As for Jack White, I think he’s much better as a producer than he is a guitarist. His albums are pretty well done. He’s not groundbreaking and I wouldn’t put him as a Top-50 in anything but he’s not bad. I think he gets hyped because mainstream music is so devoid of any talent or creativity that people go nuts when something comes along that’s even a little bit different.

Q4T

madonna is the first chick I think that’s deserving, and then I was surprised that Janis Joplin wasn’t up there. I mean, she was pretty f’n popular with a huge following. shit, I used to sit in a work truck for hours at a time listening to classic rock station and I even bought one of her albums. I think the chick made huge waves in our culture. guess if they leave out the dead there’s no chance for joplin though. speaking of that, where the fuck are Jim Morrison and the Doors? Run DMC made the list for crying out loud. I mean, rest In peace Reverend Run but we’re saying that Run DMC was more revolutionary than the doors?

Any list that includes the word “Revolutionary” and does not include John McLaughlin is silly…

Okay, these lists are only made to start conversation, but for the sake of fun:

Ornette Coleman
Pharoah Sanders
Albert Ayler
Melvin Van Peebles
Public Enemy
Captain Beefheart
Harry Nilsson
The MC5
Suicide
Richard Hell
The Last Poets
Spacemen 3
Galaxie 500
13th Floor Elevators
Christian Marclay
Yoko Ono
Karlheinz Stockhausen
Kraftwerk
La Dusseldorf
Patti Smith Group
Teenage Jesus and the Jerks
XTC
Joe Meek
Serge Gainsbourg
Lee Hazelwood
Black Flag
Bjork
Kim Fowley
DJ Kool Herc
Lee Perry
Crass
Curtis Mayfield
Quincy Jones
DEVO
Rocket From the Tombs
The Residents
Marc Bolan
The New York Dolls
Wire

Yeah. I’d say that.

My biggest issue is with the first list. Dylan was not more revolutionary than Miles. Or George Gershwin, for that matter.

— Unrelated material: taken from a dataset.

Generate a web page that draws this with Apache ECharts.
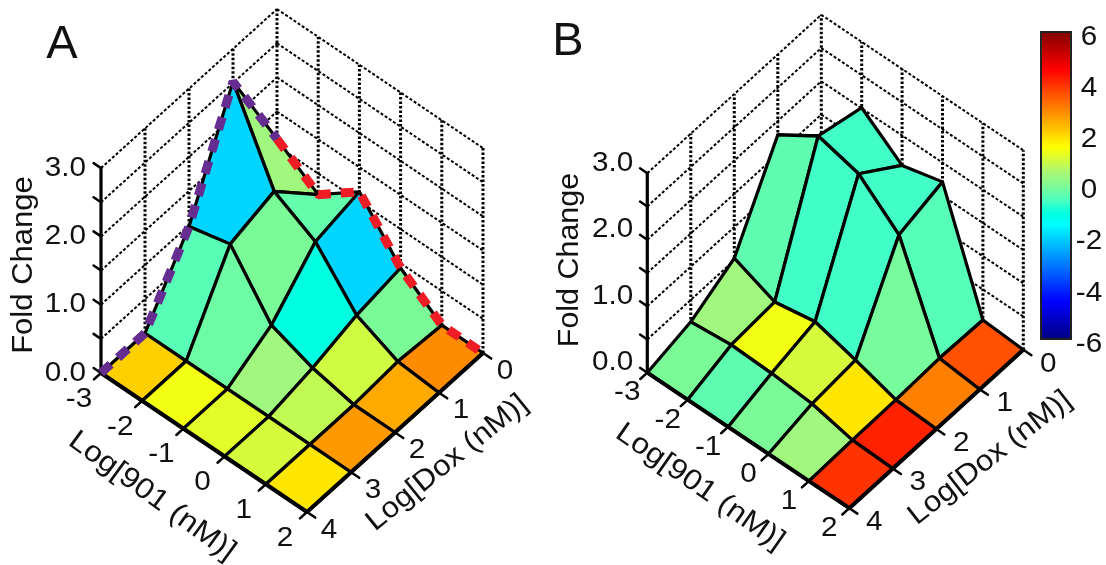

We’ll just have agree to disagree…it’s not who was most popular, Jerry revolutionized and created a major genre of music, and is one of the biggest influences of some of the best musicians today…like I said before, I love Cash, but I’m not so sure what was so creative about his music compared, maybe my head’s just forgetting some of his more creative tunes and whatnot…but it wasn’t necessarily the creativeness of Cash that I like about him, it’s the combination of the way he sings and his simplicity in music, and he was real, one of the realest ‘country’ stars ever IMO

I know, but I went with the “influence” angle. If you’re more popular then you reach more people and thus you influence more people. Plus I think Cash’s music kind of transcends genres in that people who are fans of all different types of music seem to like at least a few Cash songs. Can’t say the same about the Dead. I like Cash and my parents like Cash and my grandparents liked Cash…I like the Dead and my parents don’t care for it and I’m pretty sure my grandparents didn’t either. That kind of thing.

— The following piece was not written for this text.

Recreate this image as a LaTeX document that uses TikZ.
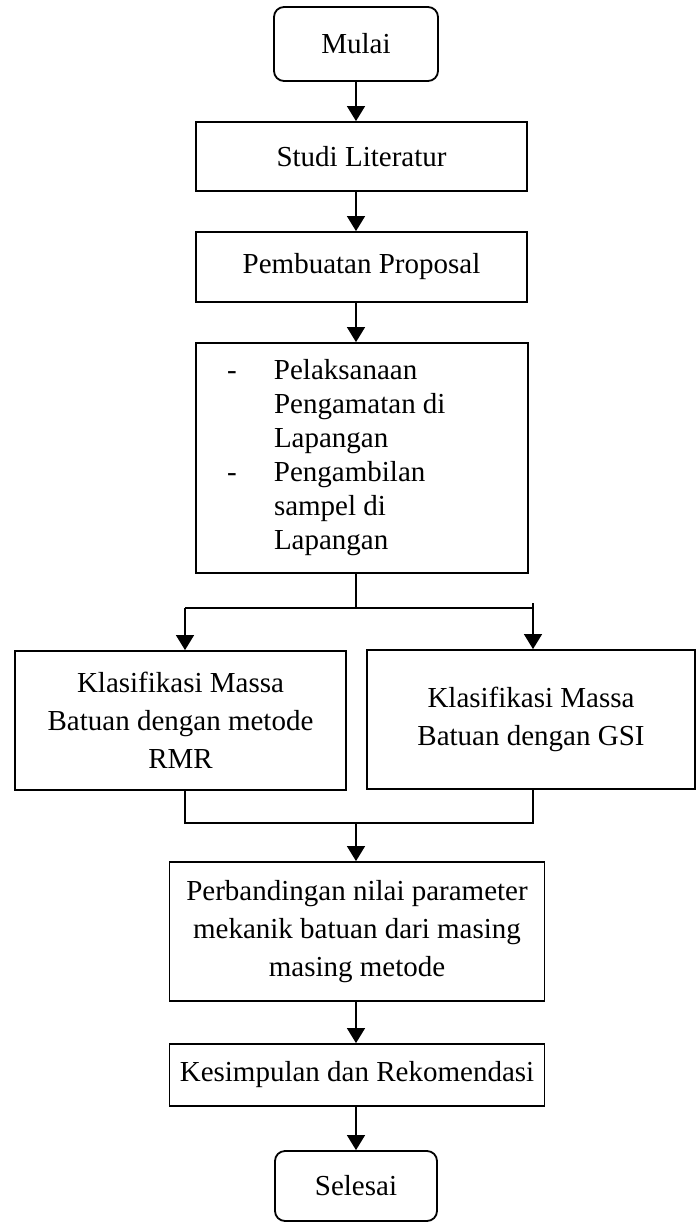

:open_mouth: Maybe this shows some serious ignorance on my part, but I had no idea. I always thought that, at least in Europe, the Grateful Dead were well-known. Although, now that I think about it, their whole thing was that they were the spiritual soundtrack to an American generational movement. They were the band that spoke for this hippie subculture that sprung up in the US in the 60’s, and they also spoke for a lot of outlaw/drifter types, but I guess their music is uniquely American. That’s usually how I classify a lot of their tunes actually: Americana Folk music.